Moreover, after 20 years in the Pay As You Earn program, any remaining debt is forgiven, although that balance is subject to federal income tax for most borrowers.

Under the plan, the administration expanded a 2010 law that capped monthly repayments, applying it to those who got direct student loans from the U.S. Department of Education before October 2007 and took out at least one more loan after September 2011. Federal loans to parents do not qualify.

The law will not go into effect until the end of 2015, giving the Department of Education time to work out the details, including the significant issue of finding the revenue to offset the student loan writeoffs.

While the Pay As You Earn directive is a positive development and will particularly help graduates in public service jobs, it may not come close to help the 5 million or so borrowers the administration believes will qualify for the program, said Mark Kantrowitz, senior vice president and publisher of Edvisors.com and a nationally recognized college financing expert.

“We’re mostly going to see a migration” to Pay As You Earn from the other main federal-income-based repayment program that is available to all borrowers, he said. At best, Kantrowitz expects several hundred thousand borrowers to enroll.

If your son or daughter is contemplating signing up for the expanded repayment program, study the details carefully and consult your loan servicing company or the Department of Education.

“Increased payments for financial success, thinking through the effects of the plan when considering marriage, remembering to deal with the required paperwork, it’s a lot to deal with,” said Mary Kay Foss, a certified public accountant in Danville, Calif., who has studied the repayment plan.

Take marriage.

“If someone marries an individual with large student loans, not only are they taking on the debt, but the former student’s payments may go up because of increased household income,” Foss said. “It might be a positive with a nonworking spouse or starting a family, but it could be a negative.”
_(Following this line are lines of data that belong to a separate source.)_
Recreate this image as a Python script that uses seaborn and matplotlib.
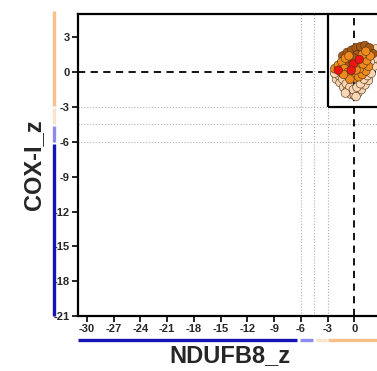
import numpy as np
import pandas as pd
import seaborn as sns
import matplotlib.pyplot as plt
import matplotlib.transforms as mtransforms
from matplotlib.patches import Rectangle
from matplotlib import font_manager

peach_x = [-2.0, -1.6, -1.2, -0.8, -0.4, 0.0, 0.4, 0.8, 1.2, 1.6, -1.7, -1.3, -0.9,
           -0.5, -0.1, 0.3, 0.7, 1.1, 1.5, -1.0, 0.2, 2.0, 2.3, 2.2, 1.9, 2.4, -2.2, 1.8]
peach_y = [-0.6, -0.9, -1.3, -1.6, -1.9, -2.0, -1.8, -1.5, -1.1, -0.7, -0.3, -0.6, -1.0,
           -1.3, -1.5, -1.3, -1.0, -0.6, -0.3, -1.8, -2.1, 1.8, 1.2, 0.5, -0.1, 2.0, -0.1, 0.9]
dark_x = [-1.3, -0.8, -0.3, 0.2, 0.7, 1.2, 1.7, -0.5, 0.3, 0.8, -1.0, 1.5, 2.1, 0.0]
dark_y = [1.4, 1.7, 1.9, 2.1, 2.2, 2.3, 2.1, 0.9, 1.5, 1.0, 0.6, 1.6, 1.6, 1.2]
orange_x = [-2.2, -1.8, -1.4, -1.0, -0.6, -1.5, -1.1, -0.7, -0.3, 0.1, 0.5, 0.9,
            1.3, 1.6, 0.6, 1.0, 1.4, 0.2, -0.5, -1.2, 1.8, 0.9, 1.3]
orange_y = [0.3, 0.6, 0.9, 1.2, 1.4, 0.0, 0.3, 0.0, -0.3, -0.5, -0.4, -0.2,
            0.1, 0.5, 0.3, 0.7, 1.0, 0.2, -0.6, -0.2, 1.4, 1.5, 1.8]
red_x = [-1.8, -0.1, 0.56, -0.34]
red_y = [0.17, 0.7, 1.1, 0.17]

x_ticks = list(range(-30, 1, 3))
y_ticks = list(range(-21, 4, 3))
x_lim = (-31, 3.1)
y_lim = (-21, 5)
cut_lines = [-6, -4.5, -3]

groups = ["peach"] * len(peach_x) + ["dark"] * len(dark_x) + ["orange"] * len(orange_x) + ["red"] * len(red_x)
df = pd.DataFrame({
    "NDUFB8_z": peach_x + dark_x + orange_x + red_x,
    "COX-I_z": peach_y + dark_y + orange_y + red_y,
    "group": groups,
})
palette = {"peach": "#F9D6B4", "dark": "#A85A12", "orange": "#EF8A1C", "red": "#F01414"}

sns.set_style("white")
plt.rcParams["font.family"] = ["Liberation Sans", "DejaVu Sans"]
plt.rcParams["axes.unicode_minus"] = False

names = {f.name for f in font_manager.fontManager.ttflist}
tick_family = "Liberation Sans Narrow" if "Liberation Sans Narrow" in names else "Liberation Sans"

fig = plt.figure(figsize=(3.77, 3.71), dpi=100)
ax = fig.add_axes([0.207, 0.148, 0.806, 0.814])

for xv in cut_lines:
    ax.axvline(xv, color="#B0B0B0", lw=0.8, ls=":", zorder=1)
for yv in cut_lines:
    ax.axhline(yv, color="#B0B0B0", lw=0.8, ls=":", zorder=1)
ax.axvline(0, color="black", lw=1.3, ls=(0, (4, 3)), zorder=1)
ax.axhline(0, color="black", lw=1.3, ls=(0, (4, 3)), zorder=1)
ax.add_patch(Rectangle((-3, -3), 20, 20, fill=False, ec="black", lw=1.6, zorder=2))

sns.scatterplot(data=df, x="NDUFB8_z", y="COX-I_z", hue="group", palette=palette,
                s=38, edgecolor="#4A2E14", linewidth=0.4, legend=False, ax=ax, zorder=3)

ax.set_xlim(*x_lim)
ax.set_ylim(*y_lim)
ax.set_xticks(x_ticks)
ax.set_yticks(y_ticks)
ax.tick_params(axis="both", direction="out", length=4, width=1.2, color="black",
               labelsize=8, pad=2, left=True, bottom=True)
for lab in ax.get_xticklabels() + ax.get_yticklabels():
    lab.set_fontweight("bold")
    lab.set_family(tick_family)
for side in ["left", "bottom", "top", "right"]:
    ax.spines[side].set_color("black")
    ax.spines[side].set_linewidth(1.6)

ax.set_xlabel("NDUFB8_z", fontsize=17, fontweight="bold", labelpad=7)
ax.set_ylabel("COX-I_z", fontsize=17, fontweight="bold", labelpad=6)

# coloured category bars outside the axes
ty = mtransforms.blended_transform_factory(ax.transAxes, ax.transData)
tx = mtransforms.blended_transform_factory(ax.transData, ax.transAxes)
bar_col = {"orange": "#F9C08A", "pale": "#FBE3CC", "lav": "#8C8CF0", "blue": "#1414B4"}
y_segments = [(5.25, -2.9, "orange"), (-3.1, -4.5, "pale"), (-4.6, -6.0, "lav"), (-6.2, -21.0, "blue")]
for y0, y1, c in y_segments:
    ax.plot([-0.079, -0.079], [y0, y1], color=bar_col[c], lw=2.4, transform=ty,
            clip_on=False, solid_capstyle="butt")
x_segments = [(-31.0, -6.4, "blue"), (-6.1, -4.6, "lav"), (-4.3, -3.1, "pale"), (-2.9, 6.0, "orange")]
for x0, x1, c in x_segments:
    ax.plot([x0, x1], [-0.079, -0.079], color=bar_col[c], lw=2.4, transform=tx,
            clip_on=False, solid_capstyle="butt")

fig.savefig("out.png", dpi=100)
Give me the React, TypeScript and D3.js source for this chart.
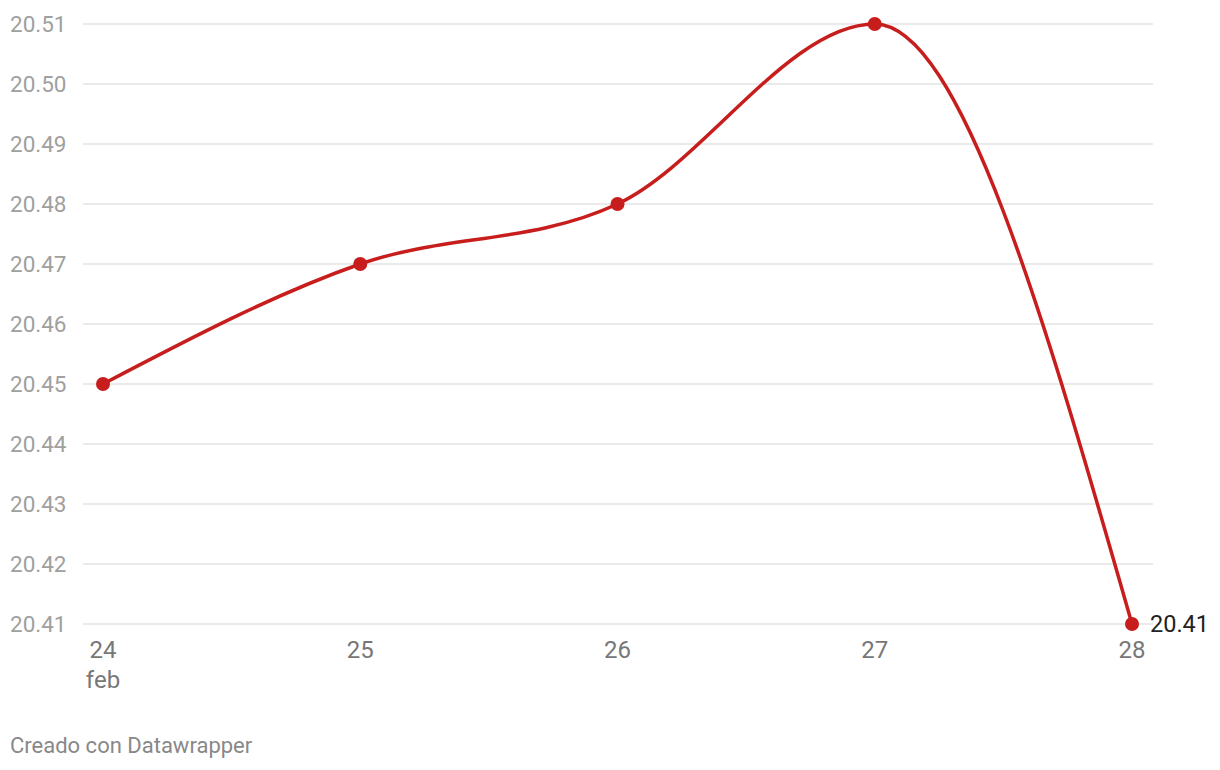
import React, { useEffect } from "react";
import * as d3 from "d3";

const days = [24, 25, 26, 27, 28];
const values = [20.45, 20.47, 20.48, 20.51, 20.41];
const yTicks = [20.41, 20.42, 20.43, 20.44, 20.45, 20.46, 20.47, 20.48, 20.49, 20.5, 20.51];
const monthLabel = "feb";
const footer = "Creado con Datawrapper";

const W = 1220;
const H = 770;

export default function App() {
  useEffect(() => {
    document.body.style.margin = "0";
  }, []);
  const x = d3.scaleLinear().domain([24, 28]).range([103, 1132]);
  const y = d3.scaleLinear().domain([20.41, 20.51]).range([624, 24]);
  const line = d3
    .line<number>()
    .x((_, i) => x(days[i]))
    .y((d) => y(d))
    .curve(d3.curveMonotoneX);
  const font = "Roboto, 'Noto Sans', sans-serif";
  return (
    <svg width={W} height={H} style={{ display: "block", fontFamily: font }}>
      <rect width={W} height={H} fill="#fff" />
      {yTicks.map((t) => (
        <g key={t}>
          <line x1={83} x2={1153} y1={y(t)} y2={y(t)} stroke="#e3e3e3" strokeWidth={1.5} />
          <text x={10} y={y(t)} dy="0.35em" fontSize={22.5} fill="#a0a0a0">
            {t.toFixed(2)}
          </text>
        </g>
      ))}
      {days.map((d) => (
        <text key={d} x={x(d)} y={658} textAnchor="middle" fontSize={24} fill="#777">
          {d}
        </text>
      ))}
      <text x={x(24)} y={688} textAnchor="middle" fontSize={24} fill="#777">
        {monthLabel}
      </text>
      <path d={line(values) || ""} fill="none" stroke="#c71e1d" strokeWidth={3.5} />
      {values.map((v, i) => (
        <circle key={i} cx={x(days[i])} cy={y(v)} r={7} fill="#c71e1d" />
      ))}
      <text x={x(28) + 18} y={y(values[4])} dy="0.35em" fontSize={23.5} fill="#222">
        {values[4].toFixed(2)}
      </text>
      <text x={10} y={753} fontSize={22} fill="#888">
        {footer}
      </text>
    </svg>
  );
}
In addition to the loan repayment cap, the administration intends to renegotiate contracts with private student loan lenders to increase incentives offered to borrowers to pay off their loans on time. The Education Department said it will work with firms such as Kansas City-based H&R Block to inform borrowers of repayment options and tax credits for paying college tuition.

President Obama also has been challenging Congress to pass legislation that would let student loan borrowers refinance their balances at lower interest rates. That reform measure was blocked in the Senate on Wednesday, but it may resurface.

Finally, there’s proposed legislation, called the Smarter Borrowing Act, that would improve student loan counseling aimed at teaching graduates about repayment options before they leave campus. Introduced in 2013, the bill aims to lower student loan default rates.

Unfortunately, Kantrowitz said, none of these initiatives address what he sees as the real problem — the amount of debt, not the cost of the debt.

Kantrowitz noted that federal and state support of higher education has not kept up with increases in college costs, creating a heavier burden on students and their families to pay for school at a time when many household incomes remain stagnant.

“If Congress wants to address the growing debt burden, they need to increase funding” for grants and other assistance packages with no repayment obligations, Kantrowitz said.

In the meantime, many student borrowers past and present will just have to sweat it out.